§ **WHAT THE TASK REQUIRES**
Write the data out again, exactly as given.

[Figure scripts]
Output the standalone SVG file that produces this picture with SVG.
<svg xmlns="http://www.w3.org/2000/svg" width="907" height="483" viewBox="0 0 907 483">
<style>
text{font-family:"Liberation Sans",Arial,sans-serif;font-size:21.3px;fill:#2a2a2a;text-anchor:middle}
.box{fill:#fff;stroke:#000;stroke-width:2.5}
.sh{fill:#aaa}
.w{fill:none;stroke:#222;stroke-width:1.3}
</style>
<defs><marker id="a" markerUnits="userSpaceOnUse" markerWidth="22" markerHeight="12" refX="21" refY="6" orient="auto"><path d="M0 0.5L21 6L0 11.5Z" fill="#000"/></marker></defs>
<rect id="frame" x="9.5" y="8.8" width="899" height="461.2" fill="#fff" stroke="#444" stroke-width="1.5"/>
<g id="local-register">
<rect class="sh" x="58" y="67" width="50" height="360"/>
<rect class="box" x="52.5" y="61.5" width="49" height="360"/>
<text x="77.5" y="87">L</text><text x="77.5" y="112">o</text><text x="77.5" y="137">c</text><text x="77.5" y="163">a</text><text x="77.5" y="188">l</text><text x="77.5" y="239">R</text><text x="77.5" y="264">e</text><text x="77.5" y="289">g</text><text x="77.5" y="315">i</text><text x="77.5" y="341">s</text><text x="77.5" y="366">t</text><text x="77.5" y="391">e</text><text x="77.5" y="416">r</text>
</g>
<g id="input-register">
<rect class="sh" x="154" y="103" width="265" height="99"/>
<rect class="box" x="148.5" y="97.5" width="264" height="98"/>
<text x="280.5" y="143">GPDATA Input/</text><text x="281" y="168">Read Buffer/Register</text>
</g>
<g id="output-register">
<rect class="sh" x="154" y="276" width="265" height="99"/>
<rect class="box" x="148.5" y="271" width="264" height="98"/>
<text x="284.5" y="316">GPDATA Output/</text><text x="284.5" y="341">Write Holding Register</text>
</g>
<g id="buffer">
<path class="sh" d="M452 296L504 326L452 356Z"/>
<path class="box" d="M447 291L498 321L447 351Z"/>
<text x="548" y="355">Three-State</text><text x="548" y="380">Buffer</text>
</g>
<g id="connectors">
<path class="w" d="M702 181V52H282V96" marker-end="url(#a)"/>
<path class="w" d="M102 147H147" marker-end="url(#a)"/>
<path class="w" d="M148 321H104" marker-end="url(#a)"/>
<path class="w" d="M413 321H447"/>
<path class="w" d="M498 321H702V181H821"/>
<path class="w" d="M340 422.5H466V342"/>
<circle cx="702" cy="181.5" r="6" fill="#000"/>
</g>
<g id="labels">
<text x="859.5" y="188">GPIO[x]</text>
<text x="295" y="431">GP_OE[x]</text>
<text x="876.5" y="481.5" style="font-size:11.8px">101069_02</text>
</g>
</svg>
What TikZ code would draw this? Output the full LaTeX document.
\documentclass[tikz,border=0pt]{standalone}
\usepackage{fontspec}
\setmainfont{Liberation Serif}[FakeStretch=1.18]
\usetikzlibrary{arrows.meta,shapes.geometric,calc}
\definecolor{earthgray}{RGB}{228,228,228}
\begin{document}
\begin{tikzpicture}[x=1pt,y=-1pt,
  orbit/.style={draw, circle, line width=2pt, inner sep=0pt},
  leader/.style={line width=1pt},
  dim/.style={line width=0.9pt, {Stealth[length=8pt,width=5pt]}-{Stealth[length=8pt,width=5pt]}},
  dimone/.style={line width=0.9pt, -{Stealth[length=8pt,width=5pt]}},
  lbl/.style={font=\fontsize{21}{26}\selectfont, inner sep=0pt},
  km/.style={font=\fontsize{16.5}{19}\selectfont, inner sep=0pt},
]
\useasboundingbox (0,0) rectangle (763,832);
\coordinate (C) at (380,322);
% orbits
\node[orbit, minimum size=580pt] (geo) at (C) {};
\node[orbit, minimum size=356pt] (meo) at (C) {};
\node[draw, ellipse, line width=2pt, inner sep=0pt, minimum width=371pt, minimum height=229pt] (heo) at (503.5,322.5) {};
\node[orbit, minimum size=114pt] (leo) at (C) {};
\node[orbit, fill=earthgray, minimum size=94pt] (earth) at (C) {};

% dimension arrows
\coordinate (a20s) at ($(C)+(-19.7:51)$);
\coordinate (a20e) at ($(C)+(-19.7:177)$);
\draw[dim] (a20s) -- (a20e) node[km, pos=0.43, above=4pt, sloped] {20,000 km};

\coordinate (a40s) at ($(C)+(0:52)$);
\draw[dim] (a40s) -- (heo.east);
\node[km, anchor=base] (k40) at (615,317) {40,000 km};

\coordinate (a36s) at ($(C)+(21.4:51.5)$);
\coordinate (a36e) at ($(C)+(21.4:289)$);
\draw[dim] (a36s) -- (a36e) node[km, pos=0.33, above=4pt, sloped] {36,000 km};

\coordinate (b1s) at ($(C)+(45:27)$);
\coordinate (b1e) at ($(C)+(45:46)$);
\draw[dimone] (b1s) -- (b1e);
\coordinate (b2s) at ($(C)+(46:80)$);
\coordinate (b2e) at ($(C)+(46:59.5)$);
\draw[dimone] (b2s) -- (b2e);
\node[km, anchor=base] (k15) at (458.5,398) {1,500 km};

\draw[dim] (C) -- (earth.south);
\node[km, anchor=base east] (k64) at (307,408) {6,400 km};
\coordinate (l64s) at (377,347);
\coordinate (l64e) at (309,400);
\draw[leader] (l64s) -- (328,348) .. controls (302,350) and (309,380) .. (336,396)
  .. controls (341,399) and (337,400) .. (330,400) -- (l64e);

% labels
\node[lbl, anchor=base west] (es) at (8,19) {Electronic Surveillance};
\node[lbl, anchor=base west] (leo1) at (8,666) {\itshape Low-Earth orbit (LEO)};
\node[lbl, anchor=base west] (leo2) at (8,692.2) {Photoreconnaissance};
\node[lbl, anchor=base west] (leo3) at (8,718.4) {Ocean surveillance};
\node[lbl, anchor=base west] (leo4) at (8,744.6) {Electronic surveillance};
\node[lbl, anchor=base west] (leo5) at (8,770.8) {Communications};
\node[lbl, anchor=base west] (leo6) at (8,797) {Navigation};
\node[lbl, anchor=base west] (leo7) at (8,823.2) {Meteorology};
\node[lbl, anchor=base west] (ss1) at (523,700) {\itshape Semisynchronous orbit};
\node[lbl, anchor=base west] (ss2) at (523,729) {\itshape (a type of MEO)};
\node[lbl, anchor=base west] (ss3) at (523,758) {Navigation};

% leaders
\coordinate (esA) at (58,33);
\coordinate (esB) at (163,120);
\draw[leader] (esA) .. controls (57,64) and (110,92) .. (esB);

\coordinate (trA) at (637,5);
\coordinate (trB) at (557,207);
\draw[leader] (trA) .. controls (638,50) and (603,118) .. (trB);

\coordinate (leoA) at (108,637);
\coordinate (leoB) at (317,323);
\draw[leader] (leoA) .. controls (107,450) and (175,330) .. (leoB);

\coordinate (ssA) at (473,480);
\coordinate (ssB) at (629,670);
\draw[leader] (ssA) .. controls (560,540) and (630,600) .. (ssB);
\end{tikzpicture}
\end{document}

§ **FINAL RESULT**
Output the standalone SVG file that produces this picture with SVG.
<svg xmlns="http://www.w3.org/2000/svg" width="907" height="483" viewBox="0 0 907 483">
<style>
text{font-family:"Liberation Sans",Arial,sans-serif;font-size:21.3px;fill:#2a2a2a;text-anchor:middle}
.box{fill:#fff;stroke:#000;stroke-width:2.5}
.sh{fill:#aaa}
.w{fill:none;stroke:#222;stroke-width:1.3}
</style>
<defs><marker id="a" markerUnits="userSpaceOnUse" markerWidth="22" markerHeight="12" refX="21" refY="6" orient="auto"><path d="M0 0.5L21 6L0 11.5Z" fill="#000"/></marker></defs>
<rect id="frame" x="9.5" y="8.8" width="899" height="461.2" fill="#fff" stroke="#444" stroke-width="1.5"/>
<g id="local-register">
<rect class="sh" x="58" y="67" width="50" height="360"/>
<rect class="box" x="52.5" y="61.5" width="49" height="360"/>
<text x="77.5" y="87">L</text><text x="77.5" y="112">o</text><text x="77.5" y="137">c</text><text x="77.5" y="163">a</text><text x="77.5" y="188">l</text><text x="77.5" y="239">R</text><text x="77.5" y="264">e</text><text x="77.5" y="289">g</text><text x="77.5" y="315">i</text><text x="77.5" y="341">s</text><text x="77.5" y="366">t</text><text x="77.5" y="391">e</text><text x="77.5" y="416">r</text>
</g>
<g id="input-register">
<rect class="sh" x="154" y="103" width="265" height="99"/>
<rect class="box" x="148.5" y="97.5" width="264" height="98"/>
<text x="280.5" y="143">GPDATA Input/</text><text x="281" y="168">Read Buffer/Register</text>
</g>
<g id="output-register">
<rect class="sh" x="154" y="276" width="265" height="99"/>
<rect class="box" x="148.5" y="271" width="264" height="98"/>
<text x="284.5" y="316">GPDATA Output/</text><text x="284.5" y="341">Write Holding Register</text>
</g>
<g id="buffer">
<path class="sh" d="M452 296L504 326L452 356Z"/>
<path class="box" d="M447 291L498 321L447 351Z"/>
<text x="548" y="355">Three-State</text><text x="548" y="380">Buffer</text>
</g>
<g id="connectors">
<path class="w" d="M702 181V52H282V96" marker-end="url(#a)"/>
<path class="w" d="M102 147H147" marker-end="url(#a)"/>
<path class="w" d="M148 321H104" marker-end="url(#a)"/>
<path class="w" d="M413 321H447"/>
<path class="w" d="M498 321H702V181H821"/>
<path class="w" d="M340 422.5H466V342"/>
<circle cx="702" cy="181.5" r="6" fill="#000"/>
</g>
<g id="labels">
<text x="859.5" y="188">GPIO[x]</text>
<text x="295" y="431">GP_OE[x]</text>
<text x="876.5" y="481.5" style="font-size:11.8px">101069_02</text>
</g>
</svg>
What TikZ code would draw this? Output the full LaTeX document.
\documentclass[tikz,border=0pt]{standalone}
\usepackage{fontspec}
\setmainfont{Liberation Serif}[FakeStretch=1.18]
\usetikzlibrary{arrows.meta,shapes.geometric,calc}
\definecolor{earthgray}{RGB}{228,228,228}
\begin{document}
\begin{tikzpicture}[x=1pt,y=-1pt,
  orbit/.style={draw, circle, line width=2pt, inner sep=0pt},
  leader/.style={line width=1pt},
  dim/.style={line width=0.9pt, {Stealth[length=8pt,width=5pt]}-{Stealth[length=8pt,width=5pt]}},
  dimone/.style={line width=0.9pt, -{Stealth[length=8pt,width=5pt]}},
  lbl/.style={font=\fontsize{21}{26}\selectfont, inner sep=0pt},
  km/.style={font=\fontsize{16.5}{19}\selectfont, inner sep=0pt},
]
\useasboundingbox (0,0) rectangle (763,832);
\coordinate (C) at (380,322);
% orbits
\node[orbit, minimum size=580pt] (geo) at (C) {};
\node[orbit, minimum size=356pt] (meo) at (C) {};
\node[draw, ellipse, line width=2pt, inner sep=0pt, minimum width=371pt, minimum height=229pt] (heo) at (503.5,322.5) {};
\node[orbit, minimum size=114pt] (leo) at (C) {};
\node[orbit, fill=earthgray, minimum size=94pt] (earth) at (C) {};

% dimension arrows
\coordinate (a20s) at ($(C)+(-19.7:51)$);
\coordinate (a20e) at ($(C)+(-19.7:177)$);
\draw[dim] (a20s) -- (a20e) node[km, pos=0.43, above=4pt, sloped] {20,000 km};

\coordinate (a40s) at ($(C)+(0:52)$);
\draw[dim] (a40s) -- (heo.east);
\node[km, anchor=base] (k40) at (615,317) {40,000 km};

\coordinate (a36s) at ($(C)+(21.4:51.5)$);
\coordinate (a36e) at ($(C)+(21.4:289)$);
\draw[dim] (a36s) -- (a36e) node[km, pos=0.33, above=4pt, sloped] {36,000 km};

\coordinate (b1s) at ($(C)+(45:27)$);
\coordinate (b1e) at ($(C)+(45:46)$);
\draw[dimone] (b1s) -- (b1e);
\coordinate (b2s) at ($(C)+(46:80)$);
\coordinate (b2e) at ($(C)+(46:59.5)$);
\draw[dimone] (b2s) -- (b2e);
\node[km, anchor=base] (k15) at (458.5,398) {1,500 km};

\draw[dim] (C) -- (earth.south);
\node[km, anchor=base east] (k64) at (307,408) {6,400 km};
\coordinate (l64s) at (377,347);
\coordinate (l64e) at (309,400);
\draw[leader] (l64s) -- (328,348) .. controls (302,350) and (309,380) .. (336,396)
  .. controls (341,399) and (337,400) .. (330,400) -- (l64e);

% labels
\node[lbl, anchor=base west] (es) at (8,19) {Electronic Surveillance};
\node[lbl, anchor=base west] (leo1) at (8,666) {\itshape Low-Earth orbit (LEO)};
\node[lbl, anchor=base west] (leo2) at (8,692.2) {Photoreconnaissance};
\node[lbl, anchor=base west] (leo3) at (8,718.4) {Ocean surveillance};
\node[lbl, anchor=base west] (leo4) at (8,744.6) {Electronic surveillance};
\node[lbl, anchor=base west] (leo5) at (8,770.8) {Communications};
\node[lbl, anchor=base west] (leo6) at (8,797) {Navigation};
\node[lbl, anchor=base west] (leo7) at (8,823.2) {Meteorology};
\node[lbl, anchor=base west] (ss1) at (523,700) {\itshape Semisynchronous orbit};
\node[lbl, anchor=base west] (ss2) at (523,729) {\itshape (a type of MEO)};
\node[lbl, anchor=base west] (ss3) at (523,758) {Navigation};

% leaders
\coordinate (esA) at (58,33);
\coordinate (esB) at (163,120);
\draw[leader] (esA) .. controls (57,64) and (110,92) .. (esB);

\coordinate (trA) at (637,5);
\coordinate (trB) at (557,207);
\draw[leader] (trA) .. controls (638,50) and (603,118) .. (trB);

\coordinate (leoA) at (108,637);
\coordinate (leoB) at (317,323);
\draw[leader] (leoA) .. controls (107,450) and (175,330) .. (leoB);

\coordinate (ssA) at (473,480);
\coordinate (ssB) at (629,670);
\draw[leader] (ssA) .. controls (560,540) and (630,600) .. (ssB);
\end{tikzpicture}
\end{document}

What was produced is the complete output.